The correction is to evaluate multiple design paths in parallel.

Global Technology Ventures Inc. (GTV) supports multi-process prototyping, enabling teams to simultaneously compare materials, geometries, and manufacturing methods. This approach enables faster decision-making and reduces the number of iteration cycles required to reach a viable design.

3. Where Teams Lose Time: Unreliable Prototype Quality Leading to Revalidation

Iteration breakdowns are often driven by inconsistent prototype quality. When results vary, teams cannot determine whether issues are design-related or process-related.

This leads to:

  • Repeated testing to confirm results
  • Delayed approvals due to uncertainty
  • Additional iterations that do not advance the design

The correction ensures consistency and repeatability across every prototype.

Global Technology Ventures Inc. (GTV) operates under an ISO-certified quality system, ensuring that each iteration accurately reflects the intended design. This allows engineering teams to trust validation results and move forward without unnecessary repetition.

4. Where Teams Lose Time: Delayed Feedback Between Engineering and Manufacturing

Design flaws do not cause many iteration delays, but delays in communication. When engineering and manufacturing operate separately, feedback is often reactive rather than proactive.

This results in:

  • Late identification of production risks
  • Misalignment between design and manufacturing requirements
  • Multiple revision cycles due to incomplete information

The correction is to create a collaborative, integrated workflow.

We at Global Technology Ventures Inc. (GTV) work as an extension of the engineering team, providing real-time feedback throughout the development process. This ensures that decisions are made with full visibility into downstream implications, reducing delays and improving iteration efficiency.

The Connection Between Rapid Prototyping and Production-Ready Designs

The most significant loss of time happens when rapid prototyping manufacturing is disconnected from the production lifecycle.

A prototype may meet initial requirements, but still fail to translate into tooling, low-volume production, or scalable manufacturing.
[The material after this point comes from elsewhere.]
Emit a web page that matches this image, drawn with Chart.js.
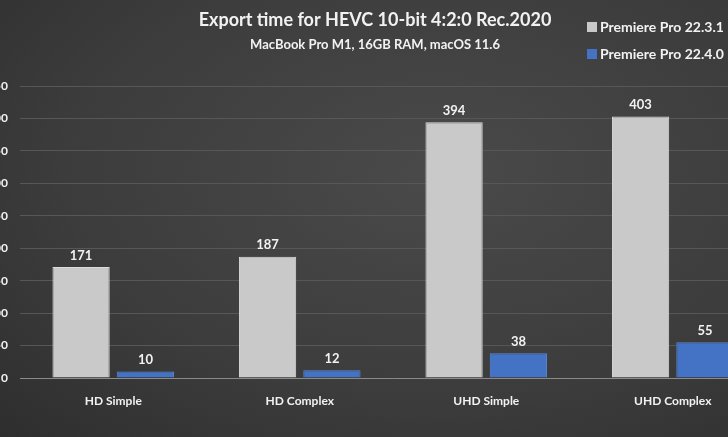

When this gap is discovered late, teams face a second wave of iterations, often under tighter deadlines and higher cost pressure.

Global Technology Ventures Inc. (GTV) addresses this by aligning prototyping with production from the beginning. This includes:

  • Validating designs against manufacturing conditions early
  • Reducing the gap between prototype and tooling
  • Supporting smoother transitions into low-volume and full production

By connecting these stages, iteration becomes a forward-moving process rather than a cycle of rework.

How Engineering Teams Benefit from Working With GTV

For engineering, procurement, and program leadership teams, reducing iteration time is not just about speed, but about eliminating the points where time is lost.

Global Technology Ventures Inc. (GTV) approaches prototyping as part of a continuous production lifecycle, in which each iteration directly contributes to production readiness. By combining engineering collaboration, manufacturing expertise, and structured quality systems, GTV helps teams correct issues earlier, reduce uncertainty, and maintain control over timelines and costs.

In this context, rapid prototyping manufacturing becomes a strategic advantage, not just for building parts quickly, but for ensuring that each iteration moves the design closer to stable, production-ready outcomes.